您可以使用两个regex操作。第一个通过匹配
^[a-zA-Z\s\(\)]*$
,然后第二个使用正向先行收集所需子字符串:
.*?(?= [A-Z])
.
import re
my_try = ['a bb Aas','aa 1 Aasdf','aa bb (cc) AA','aaa ASD','aa . ASD','aaaa 1 bb Aas']
filtered = [x for x in my_try if re.match(r'^[a-zA-Z\s\(\)]*$', x)]
result = [re.match(r'.*?(?= [A-Z])', x).group(0) for x in filtered]
print(result) # => ['a bb', 'aa bb (cc)', 'aaa']
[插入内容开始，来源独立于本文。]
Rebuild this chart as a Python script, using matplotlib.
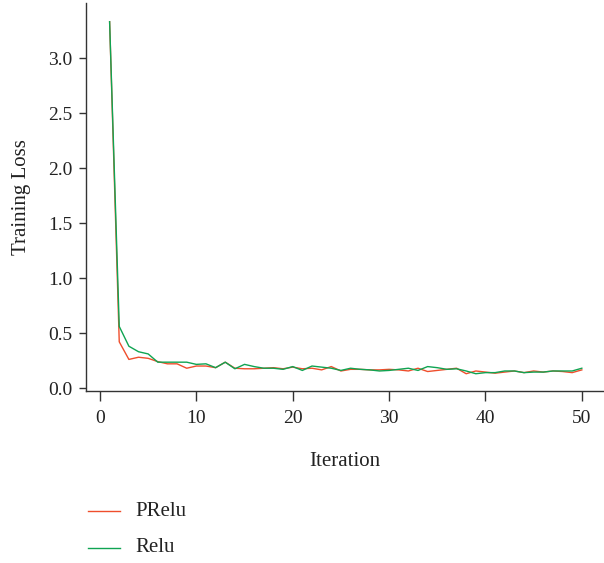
import matplotlib
matplotlib.use("Agg")
import matplotlib.pyplot as plt
from matplotlib.lines import Line2D

iterations = list(range(1, 51))
prelu = [3.33, 0.42, 0.26, 0.28, 0.27, 0.24, 0.22, 0.22, 0.18, 0.20,
         0.20, 0.185, 0.235, 0.18, 0.175, 0.175, 0.18, 0.185, 0.175, 0.19,
         0.175, 0.18, 0.165, 0.195, 0.155, 0.17, 0.17, 0.165, 0.165, 0.17,
         0.165, 0.155, 0.18, 0.15, 0.16, 0.17, 0.18, 0.13, 0.155, 0.145,
         0.135, 0.145, 0.155, 0.14, 0.155, 0.145, 0.155, 0.15, 0.14, 0.165]
relu = [3.33, 0.56, 0.38, 0.33, 0.31, 0.235, 0.235, 0.235, 0.235, 0.215,
        0.22, 0.185, 0.235, 0.175, 0.215, 0.195, 0.18, 0.18, 0.17, 0.195,
        0.16, 0.20, 0.19, 0.18, 0.16, 0.18, 0.17, 0.165, 0.155, 0.16,
        0.17, 0.18, 0.16, 0.195, 0.185, 0.17, 0.175, 0.155, 0.13, 0.14,
        0.14, 0.155, 0.155, 0.14, 0.145, 0.145, 0.155, 0.155, 0.155, 0.18]
series_names = ["PRelu", "Relu"]
colors = ["#EF4E2C", "#0FA452"]
xticks = [0, 10, 20, 30, 40, 50]
yticks = [0.0, 0.5, 1.0, 1.5, 2.0, 2.5, 3.0]

plt.rcParams['font.family'] = ['Liberation Serif', 'DejaVu Serif']

fig = plt.figure(figsize=(6.04, 5.63), dpi=100)
W, H = 604, 563
ax = fig.add_axes([86 / W, 1 - 391 / H, (604 - 86) / W, (391 - 3) / H])

ax.plot(iterations, prelu, color=colors[0], lw=1.0)
ax.plot(iterations, relu, color=colors[1], lw=1.0)

ax.set_xlim(-1.45, 52.3)
ax.set_ylim(-0.027, 3.50)
ax.set_xticks(xticks)
ax.set_yticks(yticks)
ax.set_yticklabels([f"{v:.1f}" for v in yticks])

for s in ['top', 'right']:
    ax.spines[s].set_visible(False)
for s in ['left', 'bottom']:
    ax.spines[s].set_color('#333333')
    ax.spines[s].set_linewidth(1.0)

ax.tick_params(axis='x', direction='out', length=7, width=1.0, color='#333333',
               labelsize=14, labelcolor='#222222', pad=7)
ax.tick_params(axis='y', direction='out', length=5, width=1.0, color='#333333',
               labelsize=14, labelcolor='#222222', pad=5)

ax.set_xlabel("Iteration", fontsize=15, color='#222222', labelpad=18)
ax.set_ylabel("Training Loss", fontsize=15, color='#222222', labelpad=12)

# legend drawn below the plot
leg_y = [511, 548]
for name, c, yy in zip(series_names, colors, leg_y):
    fig.add_artist(Line2D([88 / W, 120 / W], [1 - yy / H, 1 - yy / H],
                          color=c, lw=1.0, transform=fig.transFigure))
    fig.text(135 / W, 1 - yy / H, name, fontsize=15, color='#222222',
             ha='left', va='center')

fig.savefig("out.png", dpi=100)
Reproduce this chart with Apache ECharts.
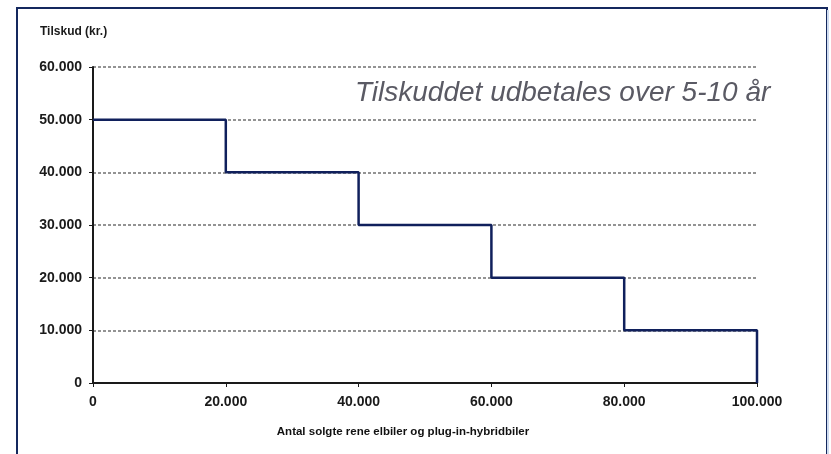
<!DOCTYPE html>
<html><head><meta charset="utf-8">
<script src="https://cdn.jsdelivr.net/npm/echarts@6/dist/echarts.min.js"></script>
<style>html,body{margin:0;padding:0;background:#fff}#c{width:831px;height:454px}</style>
</head><body><div id="c"></div>
<script>
const xValues = [0, 20000, 40000, 60000, 80000, 100000];
const yValues = [50000, 40000, 30000, 20000, 10000, 0];
const yAxisTitle = 'Tilskud (kr.)';
const xAxisTitle = 'Antal solgte rene elbiler og plug-in-hybridbiler';
const note = 'Tilskuddet udbetales over 5-10 år';

const fmt = v => v === 0 ? '0' : String(v).replace(/\B(?=(\d{3})+(?!\d))/g, '.');
const chart = echarts.init(document.getElementById('c'));
const lbl = {color:'#1a1a1a', fontFamily:'Liberation Sans, Arial, sans-serif', fontSize:14, fontWeight:'bold'};
chart.setOption({
  animation:false,
  backgroundColor:'#fff',
  grid:{left:93, right:74, top:67, bottom:71},
  graphic:[
    {type:'rect', shape:{x:17, y:8, width:810, height:460}, style:{fill:'none', stroke:'#14285e', lineWidth:2}, z:-1},
    {type:'line', shape:{x1:828, y1:10, x2:828, y2:454}, style:{stroke:'#cfdcf0', lineWidth:2}},
    {type:'text', left:40, top:26, style:{text:yAxisTitle, fill:'#1a1a1a', font:'bold 12px Liberation Sans, Arial, sans-serif'}},
    {type:'text', x:355, y:93, style:{text:note, fill:'#5a5a64', textVerticalAlign:'middle', font:'italic 28px Liberation Sans, Arial, sans-serif'}}
  ],
  xAxis:{type:'value', min:0, max:100000, interval:20000,
    name:xAxisTitle, nameLocation:'middle', nameGap:43,
    nameTextStyle:{color:'#111', fontFamily:'Liberation Sans, Arial, sans-serif', fontSize:11.5, fontWeight:'bold', padding:[0,44,0,0]},
    axisLine:{show:true, lineStyle:{color:'#1a1a1a', width:2}},
    axisTick:{show:true, length:4, lineStyle:{color:'#1a1a1a'}},
    axisLabel:Object.assign({margin:12, formatter:fmt}, lbl),
    splitLine:{show:false}},
  yAxis:{type:'value', min:0, max:60000, interval:10000,
    axisLine:{show:true, lineStyle:{color:'#1a1a1a', width:2}},
    axisTick:{show:true, length:4, lineStyle:{color:'#1a1a1a'}},
    axisLabel:Object.assign({margin:11, formatter:fmt, padding:[5,0,0,0]}, lbl),
    splitLine:{show:true, lineStyle:{color:'#707070', width:1.5, type:[3,2]}}},
  series:[{type:'line', step:'end', symbol:'none',
    data:xValues.map((x,i)=>[x, yValues[i]]),
    lineStyle:{color:'#10205c', width:2.5}}]
});
</script></body></html>
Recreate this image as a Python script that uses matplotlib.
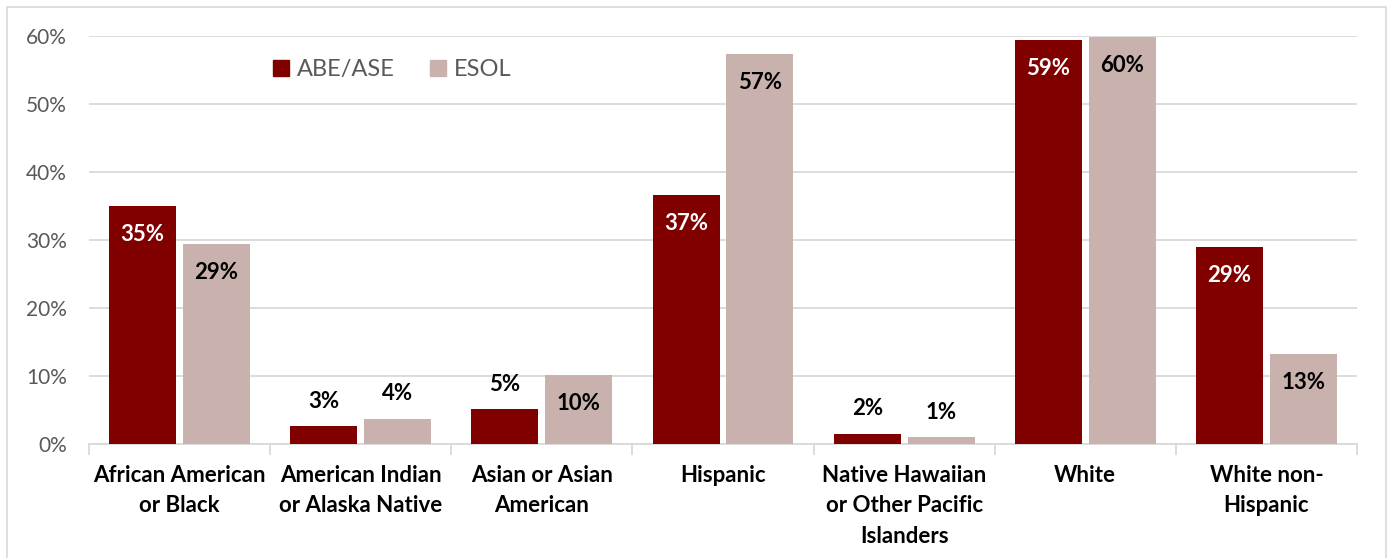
import matplotlib
matplotlib.use("Agg")
import matplotlib.pyplot as plt
import numpy as np
from matplotlib.patches import Rectangle, Patch

categories = ["African American\nor Black", "American Indian\nor Alaska Native",
              "Asian or Asian\nAmerican", "Hispanic",
              "Native Hawaiian\nor Other Pacific\nIslanders", "White",
              "White non-\nHispanic"]
abe_ase = [35.0, 2.6, 5.1, 36.6, 1.5, 59.4, 29.0]
esol = [29.4, 3.7, 10.2, 57.3, 1.0, 59.9, 13.2]
series_names = ["ABE/ASE", "ESOL"]
yticks = [0, 10, 20, 30, 40, 50, 60]

DARK = "#800000"
LIGHT = "#C9B1AD"
GRID = "#D9D9D9"
TICKC = "#595959"

plt.rcParams['font.family'] = ['Lato', 'DejaVu Sans']

fig = plt.figure(figsize=(13.93, 5.58), dpi=100)
ax = fig.add_axes([89/1393, 1-444/558, (1357-89)/1393, (444-36)/558])

# border
fig.patches.append(Rectangle((7/1393, -0.01), (1386-7)/1393, 1.01-7/558,
                             transform=fig.transFigure, fill=False,
                             edgecolor="#D9D9D9", linewidth=1.2))

x = np.arange(len(categories))
w = 0.37
off = 0.204
b1 = ax.bar(x - off, abe_ase, w, color=DARK, zorder=3)
b2 = ax.bar(x + off, esol, w, color=LIGHT, zorder=3)

ax.set_xlim(-0.5, len(categories) - 0.5)
ax.set_ylim(0, 60)
ax.set_yticks(yticks)
ax.set_yticklabels([f"{t}%" for t in yticks], color=TICKC, fontsize=15)
ax.yaxis.grid(True, color=GRID, linewidth=1.3, zorder=0)
ax.set_axisbelow(True)
ax.tick_params(axis='y', length=0, pad=16)

for s in ['top', 'right', 'left']:
    ax.spines[s].set_visible(False)
ax.spines['bottom'].set_color(GRID)
ax.spines['bottom'].set_linewidth(1.3)

ax.set_xticks(x)
ax.set_xticklabels(categories, fontsize=16, fontweight='bold', color='black',
                   linespacing=1.55)
ax.tick_params(axis='x', length=0, pad=15)
ax.set_xticks(np.arange(len(categories) + 1) - 0.5, minor=True)
ax.tick_params(axis='x', which='minor', length=8, color=GRID, width=1.3)

def label(bars, vals, inside_color):
    for b, v in zip(bars, vals):
        txt = f"{int(np.floor(v + 0.5))}%"
        cx = b.get_x() + b.get_width() / 2
        if v > 8:
            ax.annotate(txt, (cx, v), xytext=(0, -20.5), textcoords='offset points',
                        ha='center', va='center', fontsize=16, fontweight='bold',
                        color=inside_color, zorder=4)
        else:
            ax.annotate(txt, (cx, v), xytext=(0, 18), textcoords='offset points',
                        ha='center', va='center', fontsize=16, fontweight='bold',
                        color='black', zorder=4)

label(b1, abe_ase, 'white')
label(b2, esol, 'black')

handles = [Patch(color=DARK), Patch(color=LIGHT)]
leg = ax.legend(handles, series_names, loc='upper left', ncol=2, frameon=False,
                bbox_to_anchor=(264/1393, 1-50/558), bbox_transform=fig.transFigure,
                fontsize=17, handlelength=0.65, handleheight=0.65,
                handletextpad=0.35, columnspacing=1.5, borderaxespad=0)
for t in leg.get_texts():
    t.set_color(TICKC)

fig.savefig("out.png", dpi=100)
如果预期某些字符串可能会通过筛选(即,包含除字母字符、括号或空格之外的其他内容),但可能与lookahead不匹配,则需要筛选中间结果:
import re
my_try = ['a bb Aas','aaa ASD','aa . ASD','aaaa 1 bb Aas', '']
# ^^ could cause problems
filtered = [x for x in my_try if re.match(r'^[a-zA-Z\s\(\)]*$', x)]
matches = [re.match(r'.*?(?= [A-Z])', x) for x in filtered]
result = [x.group(0) for x in matches if x]
print(result) # => ['a bb', 'aaa']